Benchmark	Time	Notes
1-hop, 100-node chain	750 us	`load_subgraph` from storage
Neighbor iteration (50-degree vertex)	9.71 ns	CSR in-memory iteration
Neighbor access (50-degree vertex)	2.00 ns	Slice pointer lookup

The CSR adjacency structure provides near-zero-cost neighbor access — a single slice lookup followed by sequential memory reads.

SimpleGraph Construction¶

In-memory graph building performance (10K vertices, 50K edges):

Strategy	Time	Notes
Standard (`add_vertex` + `add_edge`)	3.27 ms	Hash map lookups per insert
Optimized (`with_capacity` + `add_edge_unchecked`)	2.53 ms	Pre-allocated, no validation

Pre-allocation saves ~23% by avoiding hash map resizing.

Vector Search Performance¶

Raw Vector Search (via Micro Suite)¶

Direct storage-layer vector search, bypassing Cypher:

Dataset	Dimensions	k	Latency
1K vectors	128	10	1.92 ms

Cypher Vector Search (via Comprehensive Suite)¶

Vector similarity filter via Cypher (WHERE vector_similarity(...) > 0.8):

Dataset	Latency	Notes
1K n	6.12 ms	Includes Cypher parse + plan
5K n	6.91 ms	Sub-linear growth
8K n	7.80 ms	Sub-linear growth

Indexed KNN¶

CALL uni.vector.query('Person', 'embedding', $vec, 10) with HNSW index:

Dataset	Latency	Notes
1K n	6.89 ms	HNSW index + Cypher overhead
5K n	9.85 ms	O(log n) scaling
8K n	11.29 ms	O(log n) scaling

Hybrid Query Performance¶

Combined vector similarity + graph traversal query:

MATCH (a:Person)-[:KNOWS]->(b:Person)
WHERE vector_similarity(a.embedding, $vec) > 0.8 AND b.age >= 1
RETURN b.name

Dataset	Latency	Notes
1K n / 1K e	13.73 ms	Low edge density (1.0 e/v)
5K n / 2.5K e	26.30 ms	Low edge density (0.5 e/v)
8K n / 12K e	92.45 ms	Higher density (1.5 e/v)

Hybrid queries show super-linear growth with edge density. At 8K/12K, the vector filter matches more start vertices (8x more nodes) and each has more outgoing edges (1.5x density), multiplying the traversal fan-out. This is the most edge-density-sensitive workload.

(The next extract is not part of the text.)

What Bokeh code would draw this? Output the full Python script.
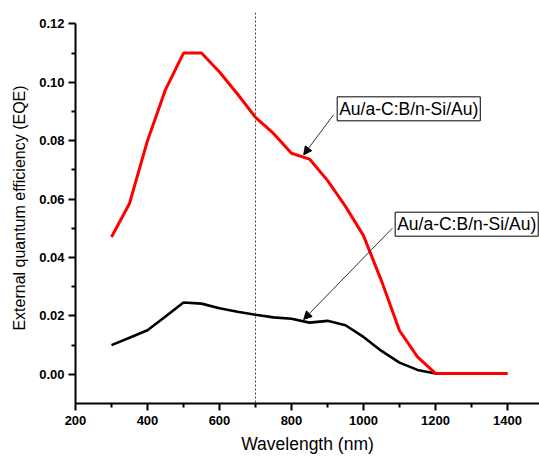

Graph Algorithm Performance¶

All algorithms benchmarked on random graphs with 1,000 nodes and 5 edges per node (avg degree = 5). Execution includes Cypher parsing, planning, graph projection, and algorithm execution.

Algorithm	Time	Complexity	Notes
PageRank	7.24 ms	O(E) per iteration	Iterative convergence
WCC	5.83 ms	O(V + E)	Union-Find with path compression
SCC	6.07 ms	O(V + E)	Tarjan's algorithm
Louvain	10.09 ms	O(E) per iteration	Multi-level community detection
Label Propagation	10.45 ms	O(E) per iteration	Fast community detection
Betweenness	7.68 ms	O(VE)	Sampling (100 sources)
Closeness	7.68 ms	O(VE)	BFS from all vertices
Node Similarity	12.05 ms	O(V^2)	Jaccard on neighbor sets
Triangle Count	6.41 ms	O(E^1.5)	Set intersection
K-Core	6.43 ms	O(V + E)	Iterative degree pruning
Random Walk	7.17 ms	O(V * walk_length)	5 steps, 1 walk per node

At 1K nodes / 5K edges, most algorithms complete in 6-12 ms including full Cypher overhead (parse → plan → project → execute → collect). The graph projection step (loading CSR from storage) is amortized across the algorithm execution.

Scaling Analysis¶

What Scales Linearly (Full-Scan Bound)¶

These operations must touch every row and scale proportionally with data size:

Operation	1K	5K	8K	Growth Factor (1K→8K)
COUNT aggregation	25.9 ms	108.1 ms	186.1 ms	7.2x (data: 8x)
GROUP BY aggregation	26.4 ms	108.7 ms	181.8 ms	6.9x (data: 8x)
Flush L0→L1	748 ms	1.19 s	1.54 s	2.1x (data: 8x)
Cypher ingestion	1.51 s	8.61 s	13.14 s	8.7x (data: 8x)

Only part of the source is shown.